Monday, March 29, 2010
Recital with Obstacles
Everything had started out so well. Terri Suess from the Ethical Culture Society in Maplewood had spontaneously picked up my spontaneous idea to play a benefit recital for the earthquake survivors in Haiti. We had found a suitable date. A flyer was made, and invitations went out. My tryout had been successful. The piano at ECS had been tuned, and I had had three practice sessions at the venue. The piano bench was too high, but I had taken my own bench there, and a lamp as well, so I would have enough light to read the music. I had had a confidence inspiring last practice session at home - and now, at 5:30, it was time to leave, and my music was gone!
I had looked into my backpack twice in disbelief, unpacked it and repacked it - the blue Henle score of Bach’s Well’Tempered Clavier II had disappeared mysteriously. I had used it for practice in the afternoon, even reinforced the edge of a page with tape to make the page turn easier, and I was sure I had put it in the backpack with everything else.
I began to search the apartment. There weren’t many options. Inside the piano, behind the desk and the shelf next to it, in the closet where I keep my concert clothes, it wasn’t on any of the tables. Quickly I scanned the other blue scores on the music shelf. After all I could have put it in the wrong place. Also, I kept periodically checking the backpack, hoping that this was just a bad dream - but it wasn’t. This was creepy. I began to seriously consider the possibility of sabotage by supernatural forces.
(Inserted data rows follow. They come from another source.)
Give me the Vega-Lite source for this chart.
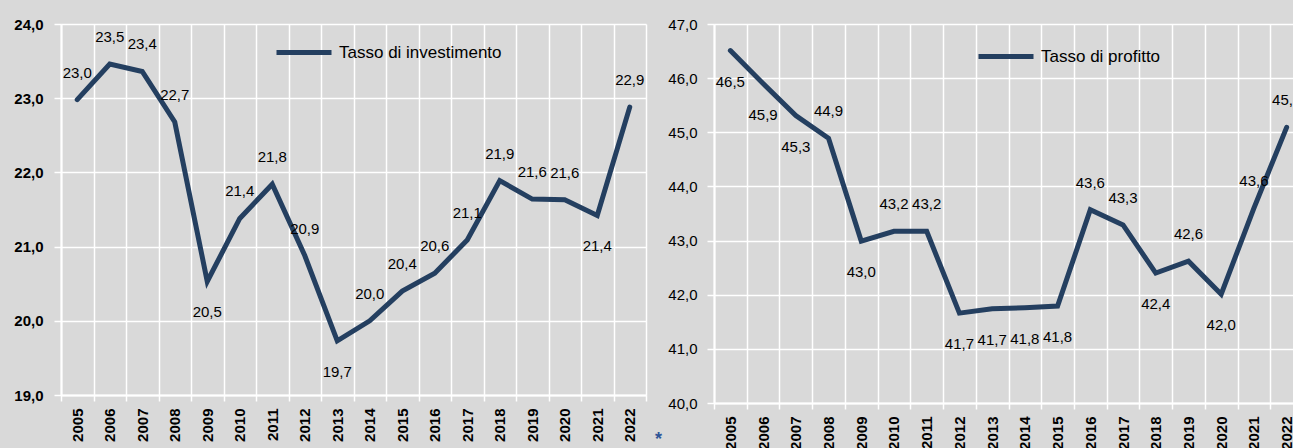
{
  "$schema": "https://vega.github.io/schema/vega-lite/v6.json",
  "background": "#d9d9d9",
  "padding": {"left": 13, "top": 17, "right": 0, "bottom": 0},
  "datasets": {
    "inv": [
      {"year": "2005", "series": "Tasso di investimento", "value": 22.98},
      {"year": "2006", "series": "Tasso di investimento", "value": 23.46},
      {"year": "2007", "series": "Tasso di investimento", "value": 23.36},
      {"year": "2008", "series": "Tasso di investimento", "value": 22.68},
      {"year": "2009", "series": "Tasso di investimento", "value": 20.53},
      {"year": "2010", "series": "Tasso di investimento", "value": 21.38},
      {"year": "2011", "series": "Tasso di investimento", "value": 21.84},
      {"year": "2012", "series": "Tasso di investimento", "value": 20.88},
      {"year": "2013", "series": "Tasso di investimento", "value": 19.73},
      {"year": "2014", "series": "Tasso di investimento", "value": 20.0},
      {"year": "2015", "series": "Tasso di investimento", "value": 20.4},
      {"year": "2016", "series": "Tasso di investimento", "value": 20.64},
      {"year": "2017", "series": "Tasso di investimento", "value": 21.09},
      {"year": "2018", "series": "Tasso di investimento", "value": 21.89},
      {"year": "2019", "series": "Tasso di investimento", "value": 21.64},
      {"year": "2020", "series": "Tasso di investimento", "value": 21.63},
      {"year": "2021", "series": "Tasso di investimento", "value": 21.42},
      {"year": "2022", "series": "Tasso di investimento", "value": 22.88}
    ],
    "prof": [
      {"year": "2005", "series": "Tasso di profitto", "value": 46.51},
      {"year": "2006", "series": "Tasso di profitto", "value": 45.9},
      {"year": "2007", "series": "Tasso di profitto", "value": 45.31},
      {"year": "2008", "series": "Tasso di profitto", "value": 44.89},
      {"year": "2009", "series": "Tasso di profitto", "value": 42.99},
      {"year": "2010", "series": "Tasso di profitto", "value": 43.17},
      {"year": "2011", "series": "Tasso di profitto", "value": 43.17},
      {"year": "2012", "series": "Tasso di profitto", "value": 41.66},
      {"year": "2013", "series": "Tasso di profitto", "value": 41.74},
      {"year": "2014", "series": "Tasso di profitto", "value": 41.76},
      {"year": "2015", "series": "Tasso di profitto", "value": 41.79},
      {"year": "2016", "series": "Tasso di profitto", "value": 43.57},
      {"year": "2017", "series": "Tasso di profitto", "value": 43.29},
      {"year": "2018", "series": "Tasso di profitto", "value": 42.4},
      {"year": "2019", "series": "Tasso di profitto", "value": 42.62},
      {"year": "2020", "series": "Tasso di profitto", "value": 42.01},
      {"year": "2021", "series": "Tasso di profitto", "value": 43.6},
      {"year": "2022", "series": "Tasso di profitto", "value": 45.09}
    ]
  },
  "spacing": 68,
  "bounds": "flush",
  "hconcat": [
    {
      "width": 585,
      "height": 371,
      "data": {"name": "inv"},
      "encoding": {
        "x": {
          "field": "year", "type": "ordinal",
          "scale": {"type": "band", "paddingInner": 0, "paddingOuter": 0},
          "axis": {"title": null, "labelAngle": 270, "labelFontWeight": "bold", "tickBand": "extent", "grid": true, "tickSize": 6, "labelPadding": 7}
        },
        "y": {
          "field": "value", "type": "quantitative",
          "scale": {"domain": [19, 24], "nice": false, "zero": false},
          "axis": {"title": null, "values": [19, 20, 21, 22, 23, 24], "format": ".1f", "labelFontWeight": "bold", "tickSize": 7, "labelPadding": 11}
        }
      },
      "layer": [
        {
          "mark": {"type": "line", "strokeWidth": 5, "strokeCap": "round", "strokeJoin": "miter"},
          "encoding": {
            "color": {
              "field": "series", "type": "nominal",
              "scale": {"range": ["#243f60"]},
              "legend": {"title": null, "orient": "none", "legendX": 213, "legendY": -1.5, "symbolType": "stroke", "symbolSize": 3025, "symbolStrokeWidth": 5, "labelOffset": 5, "padding": 0}
            }
          }
        },
        {
          "transform": [{"filter": {"not": {"field": "year", "oneOf": ["2009", "2013", "2021"]}}}],
          "mark": {"type": "text", "dy": -27, "fontSize": 15, "font": "Liberation Sans", "color": "black"},
          "encoding": {"text": {"field": "value", "type": "quantitative", "format": ".1f"}}
        },
        {
          "transform": [{"filter": {"field": "year", "oneOf": ["2009", "2013", "2021"]}}],
          "mark": {"type": "text", "dy": 31, "fontSize": 15, "font": "Liberation Sans", "color": "black"},
          "encoding": {"text": {"field": "value", "type": "quantitative", "format": ".1f"}}
        }
      ]
    },
    {
      "width": 589,
      "height": 379,
      "data": {"name": "prof"},
      "encoding": {
        "x": {
          "field": "year", "type": "ordinal",
          "scale": {"type": "band", "paddingInner": 0, "paddingOuter": 0},
          "axis": {"title": null, "labelAngle": 270, "labelFontWeight": "bold", "tickBand": "extent", "grid": true, "tickSize": 6, "labelPadding": 7}
        },
        "y": {
          "field": "value", "type": "quantitative",
          "scale": {"domain": [40, 47], "nice": false, "zero": false},
          "axis": {"title": "*", "titleAngle": 0, "titleX": -56, "titleY": 415, "titleColor": "#2f5597", "titleFontSize": 18, "titleFontWeight": "bold", "titleAlign": "center", "titleBaseline": "middle", "values": [40, 41, 42, 43, 44, 45, 46, 47], "format": ".1f", "labelFontWeight": "normal", "tickSize": 7, "labelPadding": 10}
        }
      },
      "layer": [
        {
          "mark": {"type": "line", "strokeWidth": 5, "strokeCap": "round", "strokeJoin": "miter"},
          "encoding": {
            "color": {
              "field": "series", "type": "nominal",
              "scale": {"range": ["#243f60"]},
              "legend": {"title": null, "orient": "none", "legendX": 262, "legendY": 2.5, "symbolType": "stroke", "symbolSize": 3025, "symbolStrokeWidth": 5, "labelOffset": 5, "padding": 0}
            }
          }
        },
        {
          "transform": [{"filter": {"not": {"field": "year", "oneOf": ["2005", "2006", "2007", "2009", "2012", "2013", "2014", "2015", "2018", "2020"]}}}],
          "mark": {"type": "text", "dy": -27, "fontSize": 15, "font": "Liberation Sans", "color": "black"},
          "encoding": {"text": {"field": "value", "type": "quantitative", "format": ".1f"}}
        },
        {
          "transform": [{"filter": {"field": "year", "oneOf": ["2005", "2006", "2007", "2009", "2012", "2013", "2014", "2015", "2018", "2020"]}}],
          "mark": {"type": "text", "dy": 31, "fontSize": 15, "font": "Liberation Sans", "color": "black"},
          "encoding": {"text": {"field": "value", "type": "quantitative", "format": ".1f"}}
        }
      ]
    }
  ],
  "resolve": {"scale": {"color": "independent", "x": "independent", "y": "independent"}, "legend": {"color": "independent"}},
  "config": {
    "locale": {"number": {"decimal": ",", "thousands": ".", "grouping": [3], "currency": ["", " €"]}},
    "font": "Liberation Sans",
    "view": {"stroke": null},
    "axis": {
      "labelFont": "Liberation Sans",
      "labelFontSize": 15,
      "labelColor": "black",
      "gridColor": "white",
      "gridWidth": 1.5,
      "gridOpacity": 1,
      "domainColor": "white",
      "domainWidth": 2,
      "tickColor": "white",
      "tickWidth": 1.5,
      "titleFont": "Liberation Sans"
    },
    "legend": {"labelFont": "Liberation Sans", "labelFontSize": 17, "labelColor": "black", "labelLimit": 400}
  }
}
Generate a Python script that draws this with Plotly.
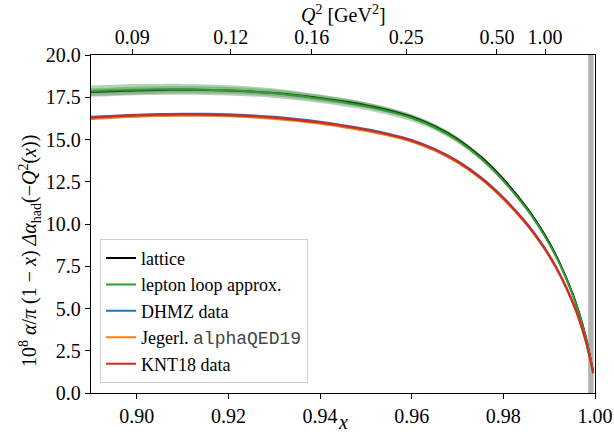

I have another edition of the Well Tempered Clavier which I occasionally use for reference, but I don’t play from it. The layout of the page is different, and I wasn’t sure whether I would be able to adjust. Time was passing, and getting in some practice with the unfamiliar score seemed a more promising option than getting on the phone and trying to find someone who could provide me with a copy of the Henle Edition at the last minute.
It took some effort to adjust, but it went well enough to take the plunge. In my hurry to get out the door I had forgotten to take an extension chord for the lamp, but they had that at ECS. My piano bench, which had been transported there by cab earlier in the day was still too high. I hadn’t realized that the piano does not stand on coasters, making it a little lower than usual. Fortunately, there were plenty of folding chairs which had just the right height.
The concert started with two Preludes and Fugues. Despite a few rough spots I secretly congratulated myself on having learnt the music well enough to be able to do this at all. The impact on my concentration was not altogether favorable, though.
I played the rest of the program from memory and there were a couple of unforeseen detours and fairly liberal interpretations of Beethoven’s score.
Also, I noticed something very disconcerting: the use of the pedal caused the chair to slide backwards. A tiny bit each time, not visible to the audience, but possibly enough to put the keyboard out of reach by the time I got to the last variation of op. 109. Finding appropriate moments to pull the chair closer added an additional challenge to a challenging piece.
It was a relief to play “Scenes of Childhood” afterwards - the short pieces allow much more of a chance for seating adjustments.
Despite these obstacles, I managed to keep going and bring the music across. The audience was very appreciative. $ 325 were donated to UNICEF and "Doctors without Borders", and after the concert we all spent pleasant time together in the hospitality of ECS.
On getting home, I wouldn’t have been surprised to find the lost score staring at me the moment I walked in the door. An upcoming performance can have a heavy impact on perception.
But the score remained lost. As I put things away I kept searching for it, scanning every flat surface, checking bags, shelves, the piano again....
The next day, when I was standing at the piano, something blue on the top of Cappuccina’s scratchpole caught my eye. When or why I put the score there, I have no idea.
Some time ago I saw someone wearing a T-shirt with the slogan: “Don’t let your mind wander - it’s much too small to be out there by itself.” While I fully acknowledge the truth of that statement, I am still more comfortable with a mind that wanders occasionally than with a ghost in the apartment that puts jinxes on the music.